Our edge routers have always been built with internal redundancy in mind - redundant supervisors, redundant power supplies, multiple line cards, and redundant fabric modules. That level of hardware resilience handles the vast majority of failure scenarios well.
However, the recent outages exposed a gap: when an issue affects the chassis itself such as a software defect, a firmware upgrade that requires a full reload, or cases like where a software process on a router crashes (as has happened recently in London -> Twice) - there was no second device to immediately absorb the traffic. The router was redundant in every way except the one that mattered in these incidents.
What we're doing:
We're rolling out a dual router design across all six of our points of presence — Dallas, Ashburn, Los Angeles, London, Amsterdam, and Frankfurt. Once complete, every PoP will operate with two independent edge routers in an active/active configuration, with full BGP session redundancy to all upstream and peering partners. If an entire chassis needs to be taken offline for maintenance, a software upgrade, or an unexpected failure then traffic will automatically reconverge on the second device with no customer-facing impact.

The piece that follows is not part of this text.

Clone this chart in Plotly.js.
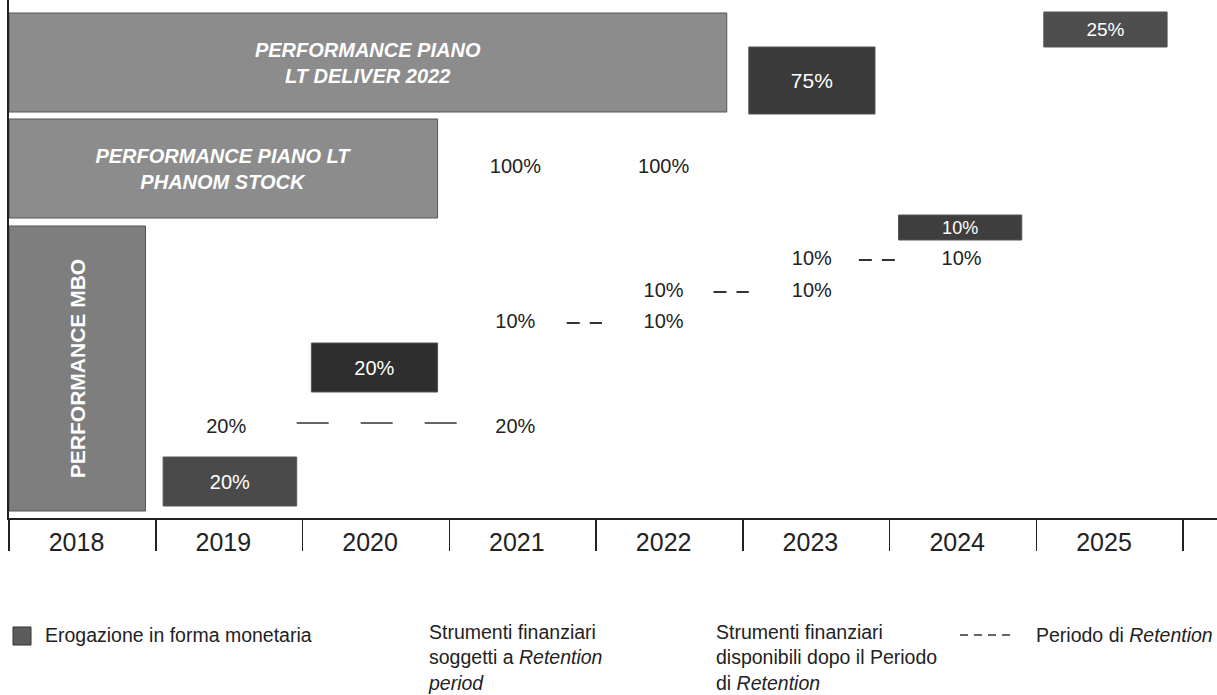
<!DOCTYPE html>
<html>
<head>
<meta charset="utf-8">
<script src="https://cdn.plot.ly/plotly-3.0.1.min.js"></script>
<style>html,body{margin:0;padding:0;background:#fff;}#chart{width:1217px;height:695px;}</style>
</head>
<body>
<div id="chart"></div>
<script>
// ---------- DATA ----------
const years = [2018, 2019, 2020, 2021, 2022, 2023, 2024, 2025];
const yearLabels = ['2018', '2019', '2020', '2021', '2022', '2023', '2024', '2025'];
const columnBounds = [2017.5, 2018.5, 2019.5, 2020.5, 2021.5, 2022.5, 2023.5, 2024.5, 2025.5];

// Bars of the timeline (start / end in years, vertical band low / high in chart units)
const barTexts = ['PERFORMANCE PIANO<br>LT DELIVER 2022', 'PERFORMANCE PIANO LT<br>PHANOM STOCK', 'PERFORMANCE MBO',
                  '75%', '25%', '10%', '20%', '20%'];
const barStart = [2017.5, 2017.5, 2017.5, 2022.54, 2024.55, 2023.56, 2019.56, 2018.55];
const barEnd   = [2022.39, 2020.42, 2018.43, 2023.40, 2025.39, 2024.40, 2020.42, 2019.46];
const barLow   = [406, 300, 7, 404, 471, 278, 126, 12];
const barHigh  = [505, 399, 292, 471, 506, 303, 175, 61];

// Financial instruments percentages (text marks)
const pctLabels = ['100%', '100%', '20%', '20%', '10%', '10%', '10%', '10%', '10%', '10%'];
const pctX = [2020.95, 2021.96, 2018.98, 2020.95, 2020.95, 2021.96, 2021.96, 2022.97, 2022.97, 2023.99];
const pctY = [350, 350, 90, 90, 195, 195, 226, 226, 258, 258];

// Retention periods (dashed segments)
const retStart = [2019.46, 2021.30, 2022.30, 2023.29];
const retEnd   = [2020.56, 2021.54, 2022.54, 2023.54];
const retY     = [95, 195, 226, 258];

// Legend texts
const legendTexts = ['Erogazione in forma monetaria',
                     'Strumenti finanziari<br>soggetti a <i>Retention</i><br><i>period</i>',
                     'Strumenti finanziari<br>disponibili dopo il Periodo<br>di <i>Retention</i>',
                     'Periodo di <i>Retention</i>'];

// ---------- STYLES ----------
const FONT = 'Liberation Sans, Arial, Helvetica, sans-serif';
const barColors = ['#8c8c8c', '#8c8c8c', '#7e7e7e', '#3a3a3a', '#4e4e4e', '#3e3e3e', '#2e2e2e', '#4a4a4a'];
const barTextStyle = [
  {size: 20, bold: true, angle: 0},
  {size: 20, bold: true, angle: 0},
  {size: 21, bold: true, angle: -90},
  {size: 21, bold: false, angle: 0},
  {size: 19, bold: false, angle: 0},
  {size: 18, bold: false, angle: 0},
  {size: 20, bold: false, angle: 0},
  {size: 20, bold: false, angle: 0}
];
const retDash = ['32px,32px', '13px,10px', '13px,10px', '13px,10px'];
const retWidth = [1.3, 2, 2, 2];

const traces = [];
barTexts.forEach((t, i) => {
  const st = barTextStyle[i];
  const txt = st.bold ? (i < 2 ? '<b><i>' + t.replace('<br>', '</i></b><br><b><i>') + '</i></b>' : '<b>' + t + '</b>') : t;
  traces.push({
    type: 'bar', orientation: 'h',
    y: [(barLow[i] + barHigh[i]) / 2],
    x: [barEnd[i] - barStart[i]],
    base: [barStart[i]],
    width: [barHigh[i] - barLow[i]],
    marker: {color: barColors[i], line: {width: 1, color: '#555'}},
    text: [txt],
    textposition: 'inside',
    insidetextanchor: 'middle',
    constraintext: 'none',
    textangle: st.angle,
    insidetextfont: {family: FONT, size: st.size, color: '#ffffff'},
    hoverinfo: 'skip'
  });
});

traces.push({
  type: 'scatter', mode: 'text',
  x: pctX, y: pctY, text: pctLabels,
  textposition: 'middle center',
  textfont: {family: FONT, size: 20, color: '#222'},
  hoverinfo: 'skip'
});

retStart.forEach((s, i) => {
  traces.push({
    type: 'scatter', mode: 'lines',
    x: [s, retEnd[i]], y: [retY[i], retY[i]],
    line: {color: '#333', width: retWidth[i], dash: retDash[i]},
    hoverinfo: 'skip'
  });
});

// paper-coordinate helpers for the legend block below the axis
const L = 9, W = 1208, H = 518;
const px = v => (v - L) / W;
const py = v => (H - v) / H;

const annotations = [
  {text: legendTexts[0], x: px(43), y: py(635), xanchor: 'left', yanchor: 'middle'},
  {text: legendTexts[1], x: px(426), y: py(619), xanchor: 'left', yanchor: 'top', align: 'left'},
  {text: legendTexts[2], x: px(714), y: py(619), xanchor: 'left', yanchor: 'top', align: 'left'},
  {text: legendTexts[3], x: px(1034), y: py(635), xanchor: 'left', yanchor: 'middle'}
].map(a => Object.assign({xref: 'paper', yref: 'paper', showarrow: false,
  font: {family: FONT, size: 19.5, color: '#222'}}, a));

const shapes = [
  {type: 'rect', xref: 'paper', yref: 'paper', x0: px(13), x1: px(31), y0: py(645), y1: py(627),
   fillcolor: '#5c5c5c', line: {color: '#333', width: 1}},
  {type: 'line', xref: 'paper', yref: 'paper', x0: px(960), x1: px(1010), y0: py(635), y1: py(635),
   line: {color: '#333', width: 1.5, dash: '8px,6px'}}
];

const layout = {
  width: 1217, height: 695,
  margin: {l: 9, r: 0, t: 0, b: 177, pad: 0},
  paper_bgcolor: '#ffffff', plot_bgcolor: '#ffffff',
  showlegend: false, barmode: 'overlay', hovermode: false,
  xaxis: {
    range: [2017.5, 2025.73],
    showline: true, linecolor: '#222', linewidth: 2,
    showgrid: false, zeroline: false,
    tickmode: 'array', tickvals: years.map(v => v - 0.04), ticktext: yearLabels,
    ticks: 'outside', ticklen: 1, tickcolor: 'rgba(0,0,0,0)',
    tickfont: {family: FONT, size: 25, color: '#222'},
    minor: {tickmode: 'array', tickvals: columnBounds, ticks: 'outside', ticklen: 31,
            tickwidth: 1.5, tickcolor: '#222', showgrid: false},
    fixedrange: true
  },
  yaxis: {
    range: [0, 518],
    showline: true, linecolor: '#222', linewidth: 2,
    showgrid: false, zeroline: false, showticklabels: false, ticks: '',
    fixedrange: true
  },
  annotations: annotations,
  shapes: shapes
};

Plotly.newPlot('chart', traces, layout, {staticPlot: true, displayModeBar: false});
</script>
</body>
</html>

Each router in the pair will run on independent power feeds with independent management and control planes. We're also using this as an opportunity to standardize failover testing procedures across all PoPs, so this architecture is validated continuously, not just at deployment. This also provides protection against cases where a configuration change (with possibly human error involved) leads to a change which ends up knocking out a bunch of traffic. The investments for these changes were made during the last couple of weeks, so were already in the works and unrelated to incidents in March, but with summer right around the corner we wanted to let you know you'll be in good hands.
These changes will also allow for things like DDoS mitigation changes to be performed in a more controlled rollout (e.g. to parts of traffic only), zero-downtime maintenance windows for core networking equipment and a stronger foundation for the capacity expansions we have planned for the rest of 2026.